Pekka Janhunen, an academy research fellow at the Finnish Meteorological Institute in Helsinki, meantime, is developing an electric space sail that uses the solar wind as its thrust source and does not need fuel or propellant. He says the sail will consist of up to 100 aluminum or copper alloy wires—each about 12.4 miles, or 20 kilometers, long and 20 microns in diameter (one micron equals about one four hundred-thousandths of an inch)—attached to reels that can adjust wire length. Each wire would be charged at up to 20 kilovolts via a solar-powered electron gun attached to the sail. The electrical charge emitted by the wires would react with the solar wind's plasma to generate momentum. Janhunen says it would take a 440-pound (200-kilogram) spacecraft using an electric sail less than five years to travel between Earth and dwarf planet Pluto.
It's too early to estimate the cost of building an electric sail, he says, but notes that it would be as much as four times cheaper to construct and fly a spacecraft attached to an electric space sail, because it would be lighter than conventional spacecraft and require only enough fuel to launch it out of Earth's atmosphere. Increasing thrust once in space could be a matter of adding more wires to the sail or making the wires longer.
Janhunen's work is moving from the drawing board to the lab and he hopes to build a prototype within three years that he could fly outside Earth's atmosphere to test the thrust produced by the electric sail. If his theory proves correct (and he can use long, electrified wires to take advantage of the solar wind), it would be a few more years before he and his colleagues could build the equipment required to mount the wires in the shape of a sail and test the structure's ability to propel some type of spacecraft.
A magnetic space sail would also rely on the solar wind for momentum. Robert Zubrin, founder and president of the Mars Society and president of Pioneer Astronautics, an aerospace R&D company located in Lakewood, Colo., and Dana Andrews, chief technology officer of Andrews Space, Inc., in Seattle, Wash., conceived the magnetic sail in the 1980s as a way to improve on the solar sail design. Instead of relying on sunlight, it would use the solar wind's plasma (which travels at 310 miles, or 500 kilometers, per second) as its means of propulsion.
Taking advantage of the fact that plasma is deflected by magnetic fields, Zubrin and Andrews proposed putting a magnetic field around a spacecraft like a bubble and having the solar wind push the spacecraft. There was, however, one small hitch: the superconducting wires required create a magnetic field have never been developed. (The project briefly received some funding from the NASA Institute for Advanced Concepts, but that organization was shuttered last year.) "The magsail is a concept waiting for a technology," Zubrin says.
The European Space Agency studied the magnetic sail concept to use during a manned trip to Mars but ultimately came to the same conclusion as Zubrin.

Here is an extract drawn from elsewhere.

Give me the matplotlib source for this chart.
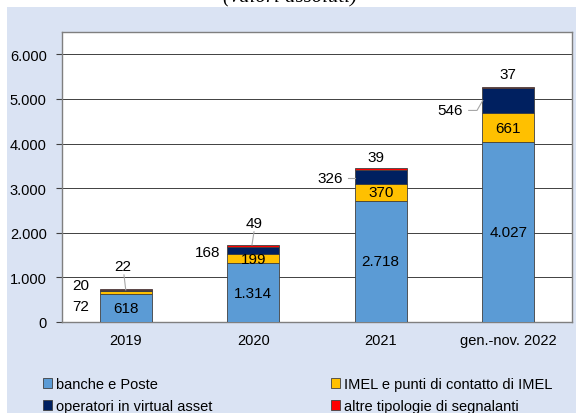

Of course, none of these sails are effective once they are out of the sun's range. By the time any spacecraft reaches about 37 billion miles (60 billion kilometers) from the sun "the solar wind becomes very tenuous and then stops," Janhunen says. At that point, he envisions his electric space sail being jettisoned from its spacecraft so that its momentum would fly it beyond the solar system, tapping an onboard source of nuclear energy (similar to Voyager 1) to power its systems.
The reward for building a successful space sail would be to increase the velocity of a spacecraft indefinitely without the need for propellant. "This would let you go enormous distances at enormous speeds," the Planetary Society's Friedman says. "It's the only technology that we know of that can one day take us to the stars."
*Correction (8/01/08): This article originally identified the cost as $30 million.